§ Task prompt
In the data below, find every line that has the string "figure", and copy it.
═════ Task input ═════
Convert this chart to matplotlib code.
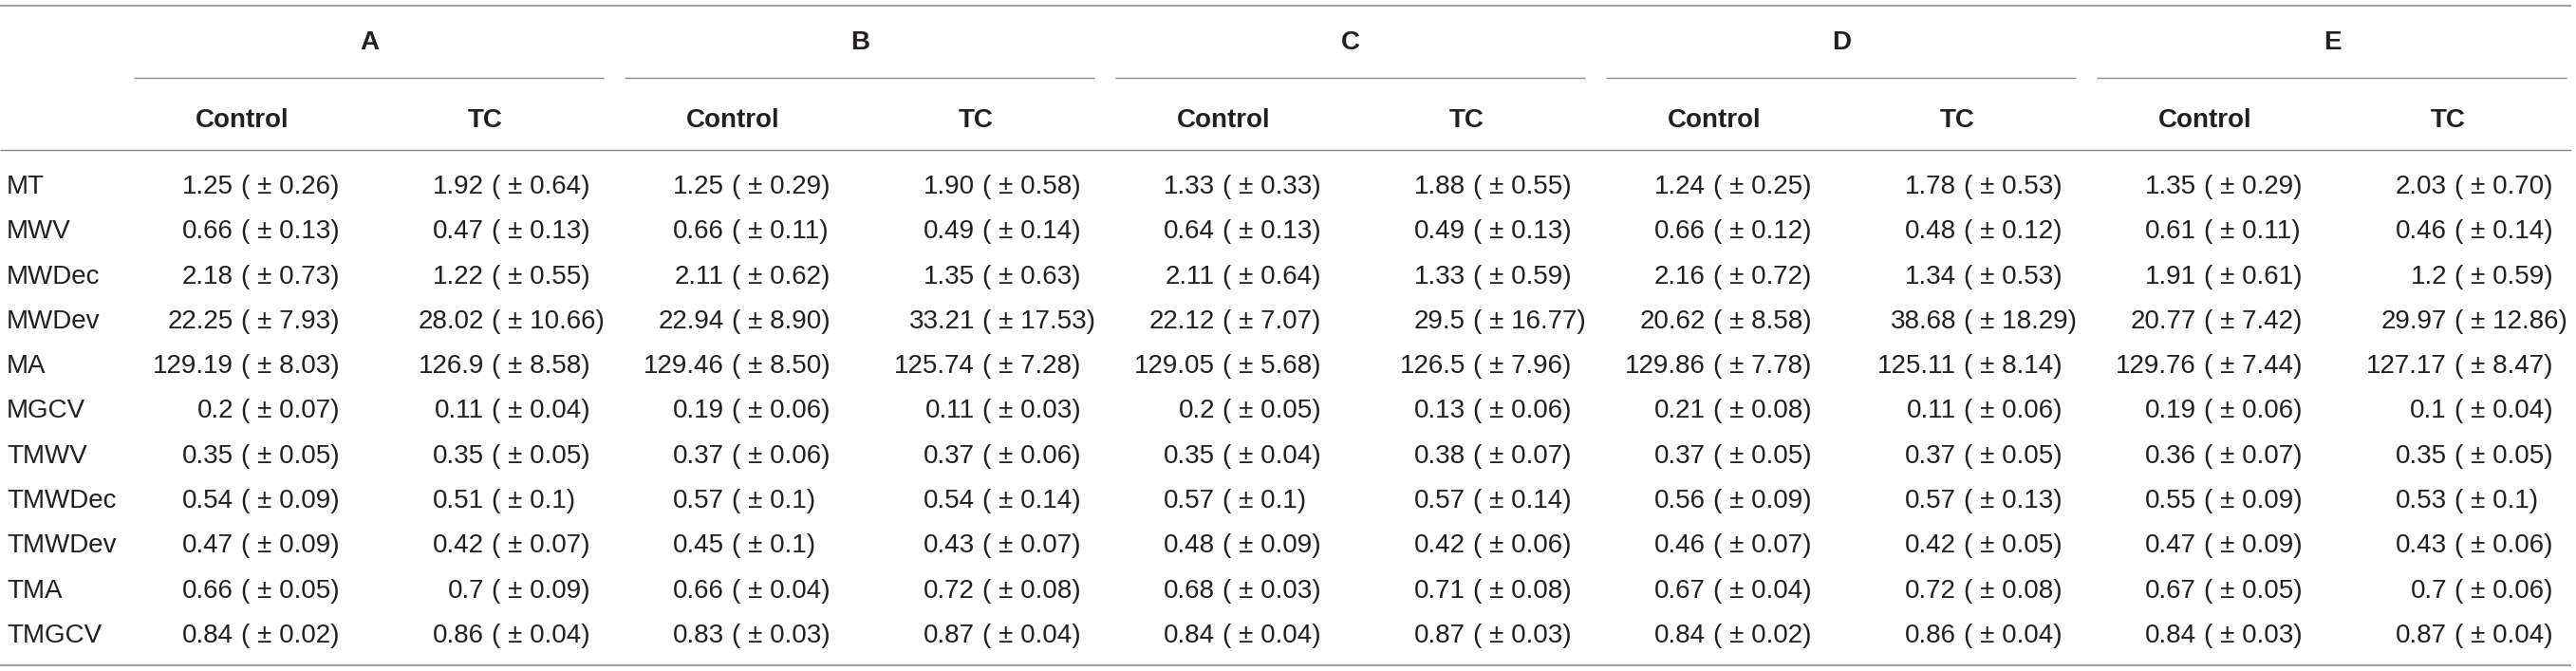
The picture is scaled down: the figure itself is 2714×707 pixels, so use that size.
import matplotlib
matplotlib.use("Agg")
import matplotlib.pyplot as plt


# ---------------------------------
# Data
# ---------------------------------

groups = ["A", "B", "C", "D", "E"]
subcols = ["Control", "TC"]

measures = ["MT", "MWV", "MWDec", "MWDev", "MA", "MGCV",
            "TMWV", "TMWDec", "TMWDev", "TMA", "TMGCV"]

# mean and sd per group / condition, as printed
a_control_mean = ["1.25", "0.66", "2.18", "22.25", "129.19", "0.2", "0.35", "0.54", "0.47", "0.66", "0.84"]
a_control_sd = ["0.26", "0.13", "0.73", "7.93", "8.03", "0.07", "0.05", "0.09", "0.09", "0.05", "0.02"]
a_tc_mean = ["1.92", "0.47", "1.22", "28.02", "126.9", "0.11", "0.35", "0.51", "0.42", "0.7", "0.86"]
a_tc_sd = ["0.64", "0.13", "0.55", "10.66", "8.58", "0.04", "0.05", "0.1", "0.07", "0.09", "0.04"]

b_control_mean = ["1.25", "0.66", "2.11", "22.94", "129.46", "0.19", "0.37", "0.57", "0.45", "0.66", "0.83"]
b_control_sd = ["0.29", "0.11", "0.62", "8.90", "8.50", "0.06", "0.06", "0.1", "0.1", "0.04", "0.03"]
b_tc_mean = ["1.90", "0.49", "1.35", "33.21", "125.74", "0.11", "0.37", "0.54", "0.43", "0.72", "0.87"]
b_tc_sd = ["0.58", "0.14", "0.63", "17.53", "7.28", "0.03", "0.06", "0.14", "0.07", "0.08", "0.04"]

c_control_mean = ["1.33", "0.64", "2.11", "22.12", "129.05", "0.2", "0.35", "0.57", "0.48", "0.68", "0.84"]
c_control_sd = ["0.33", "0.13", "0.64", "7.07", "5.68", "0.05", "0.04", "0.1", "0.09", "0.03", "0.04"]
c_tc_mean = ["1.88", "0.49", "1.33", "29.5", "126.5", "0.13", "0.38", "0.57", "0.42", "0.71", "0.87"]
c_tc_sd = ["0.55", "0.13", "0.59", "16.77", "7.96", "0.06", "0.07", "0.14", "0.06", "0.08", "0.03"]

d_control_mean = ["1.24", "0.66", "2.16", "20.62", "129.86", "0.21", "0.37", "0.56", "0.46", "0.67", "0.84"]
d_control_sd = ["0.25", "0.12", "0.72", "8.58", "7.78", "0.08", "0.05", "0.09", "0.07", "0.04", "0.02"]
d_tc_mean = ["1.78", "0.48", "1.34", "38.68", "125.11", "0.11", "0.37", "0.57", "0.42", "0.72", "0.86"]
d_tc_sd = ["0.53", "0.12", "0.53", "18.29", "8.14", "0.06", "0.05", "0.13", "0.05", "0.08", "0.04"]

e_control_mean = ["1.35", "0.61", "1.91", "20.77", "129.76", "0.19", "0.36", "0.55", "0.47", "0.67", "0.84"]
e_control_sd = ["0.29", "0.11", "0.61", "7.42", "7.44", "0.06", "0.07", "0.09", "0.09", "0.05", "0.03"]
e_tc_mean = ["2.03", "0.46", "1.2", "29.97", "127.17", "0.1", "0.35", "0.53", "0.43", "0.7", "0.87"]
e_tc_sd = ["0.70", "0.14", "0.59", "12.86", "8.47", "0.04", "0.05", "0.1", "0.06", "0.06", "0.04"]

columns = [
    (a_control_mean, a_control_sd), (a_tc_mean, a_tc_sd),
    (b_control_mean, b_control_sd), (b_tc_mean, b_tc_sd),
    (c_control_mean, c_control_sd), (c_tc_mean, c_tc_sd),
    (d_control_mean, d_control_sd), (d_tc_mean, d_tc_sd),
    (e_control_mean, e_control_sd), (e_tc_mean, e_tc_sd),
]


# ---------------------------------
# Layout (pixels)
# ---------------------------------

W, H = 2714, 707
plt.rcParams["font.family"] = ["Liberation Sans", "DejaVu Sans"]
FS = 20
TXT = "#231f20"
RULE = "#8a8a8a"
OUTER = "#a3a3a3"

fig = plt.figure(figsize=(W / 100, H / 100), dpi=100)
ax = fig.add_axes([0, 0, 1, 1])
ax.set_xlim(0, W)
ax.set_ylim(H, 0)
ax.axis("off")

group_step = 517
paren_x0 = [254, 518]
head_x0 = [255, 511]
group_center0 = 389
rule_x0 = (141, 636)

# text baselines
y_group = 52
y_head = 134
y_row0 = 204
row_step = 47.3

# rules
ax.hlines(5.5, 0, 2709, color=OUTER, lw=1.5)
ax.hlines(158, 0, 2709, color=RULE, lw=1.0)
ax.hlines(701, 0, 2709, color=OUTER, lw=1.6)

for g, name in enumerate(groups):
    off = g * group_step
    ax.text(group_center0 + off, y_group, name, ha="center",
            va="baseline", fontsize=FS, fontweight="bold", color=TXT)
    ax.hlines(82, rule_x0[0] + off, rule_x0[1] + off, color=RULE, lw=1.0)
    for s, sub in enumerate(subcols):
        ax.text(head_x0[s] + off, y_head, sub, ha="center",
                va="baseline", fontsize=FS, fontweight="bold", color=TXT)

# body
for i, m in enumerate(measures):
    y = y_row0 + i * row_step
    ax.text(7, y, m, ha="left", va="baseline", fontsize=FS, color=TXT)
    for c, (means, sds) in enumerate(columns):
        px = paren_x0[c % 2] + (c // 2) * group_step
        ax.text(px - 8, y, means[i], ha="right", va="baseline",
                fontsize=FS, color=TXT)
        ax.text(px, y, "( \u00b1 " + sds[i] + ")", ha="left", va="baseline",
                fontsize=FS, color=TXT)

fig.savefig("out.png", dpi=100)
═════
═════ Task input ═════
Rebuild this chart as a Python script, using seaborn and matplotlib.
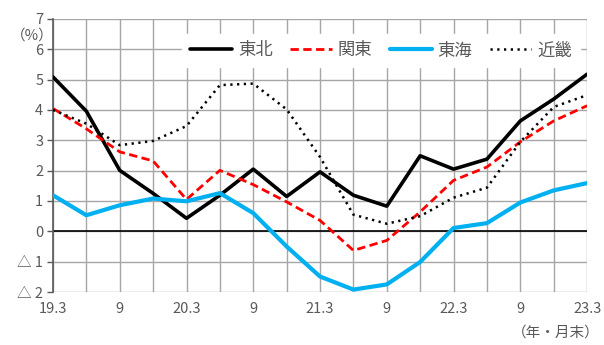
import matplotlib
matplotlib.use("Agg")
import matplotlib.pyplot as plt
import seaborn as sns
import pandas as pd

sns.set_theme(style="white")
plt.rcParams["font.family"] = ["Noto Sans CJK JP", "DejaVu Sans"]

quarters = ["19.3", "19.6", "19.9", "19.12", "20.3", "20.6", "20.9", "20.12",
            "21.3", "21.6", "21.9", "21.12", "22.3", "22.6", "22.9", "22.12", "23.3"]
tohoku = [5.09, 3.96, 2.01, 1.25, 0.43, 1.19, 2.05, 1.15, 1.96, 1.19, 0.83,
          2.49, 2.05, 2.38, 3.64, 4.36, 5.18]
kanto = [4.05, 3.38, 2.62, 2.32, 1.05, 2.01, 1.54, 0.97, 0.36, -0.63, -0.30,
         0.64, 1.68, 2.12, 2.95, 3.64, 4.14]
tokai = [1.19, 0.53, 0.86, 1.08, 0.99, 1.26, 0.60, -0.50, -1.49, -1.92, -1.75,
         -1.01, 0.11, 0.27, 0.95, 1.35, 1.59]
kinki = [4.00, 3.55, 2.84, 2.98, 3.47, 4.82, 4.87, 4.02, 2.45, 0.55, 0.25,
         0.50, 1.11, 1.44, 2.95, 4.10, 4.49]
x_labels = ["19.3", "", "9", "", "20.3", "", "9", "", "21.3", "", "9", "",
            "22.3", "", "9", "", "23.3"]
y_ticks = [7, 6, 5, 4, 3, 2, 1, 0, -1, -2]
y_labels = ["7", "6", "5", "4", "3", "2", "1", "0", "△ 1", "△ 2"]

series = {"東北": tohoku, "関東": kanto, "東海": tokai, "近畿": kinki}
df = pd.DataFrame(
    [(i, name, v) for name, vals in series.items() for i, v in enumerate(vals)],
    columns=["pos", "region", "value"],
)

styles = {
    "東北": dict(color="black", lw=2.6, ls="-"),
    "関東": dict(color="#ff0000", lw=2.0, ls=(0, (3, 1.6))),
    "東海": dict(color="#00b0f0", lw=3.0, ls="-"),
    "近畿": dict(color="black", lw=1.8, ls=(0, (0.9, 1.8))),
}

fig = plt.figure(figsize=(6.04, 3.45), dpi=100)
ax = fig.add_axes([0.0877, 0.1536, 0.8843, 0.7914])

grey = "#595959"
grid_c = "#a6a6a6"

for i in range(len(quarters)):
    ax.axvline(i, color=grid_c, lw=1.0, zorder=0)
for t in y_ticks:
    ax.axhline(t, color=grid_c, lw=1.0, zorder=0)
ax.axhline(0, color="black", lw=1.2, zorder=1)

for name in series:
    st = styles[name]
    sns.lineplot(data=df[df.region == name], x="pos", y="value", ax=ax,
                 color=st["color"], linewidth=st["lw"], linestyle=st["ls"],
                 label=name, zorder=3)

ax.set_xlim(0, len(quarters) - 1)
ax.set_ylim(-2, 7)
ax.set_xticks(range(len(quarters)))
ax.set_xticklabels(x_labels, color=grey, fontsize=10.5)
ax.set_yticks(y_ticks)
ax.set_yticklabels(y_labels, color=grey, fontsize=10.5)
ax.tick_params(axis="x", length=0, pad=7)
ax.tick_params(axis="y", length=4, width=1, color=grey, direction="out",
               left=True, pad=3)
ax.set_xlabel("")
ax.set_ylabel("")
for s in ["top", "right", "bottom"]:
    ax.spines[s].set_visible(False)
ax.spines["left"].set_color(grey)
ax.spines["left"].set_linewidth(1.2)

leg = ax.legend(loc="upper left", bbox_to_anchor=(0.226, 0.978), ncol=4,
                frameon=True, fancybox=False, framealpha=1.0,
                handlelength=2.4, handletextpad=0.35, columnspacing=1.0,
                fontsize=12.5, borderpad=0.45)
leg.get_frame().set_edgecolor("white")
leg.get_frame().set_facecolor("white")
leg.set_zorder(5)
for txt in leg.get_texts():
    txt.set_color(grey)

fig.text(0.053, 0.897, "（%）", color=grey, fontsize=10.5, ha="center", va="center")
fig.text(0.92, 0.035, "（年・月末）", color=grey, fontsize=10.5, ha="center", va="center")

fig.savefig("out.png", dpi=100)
═════
§ The response
The picture is scaled down: the figure itself is 2714×707 pixels, so use that size.
fig = plt.figure(figsize=(W / 100, H / 100), dpi=100)
fig = plt.figure(figsize=(6.04, 3.45), dpi=100)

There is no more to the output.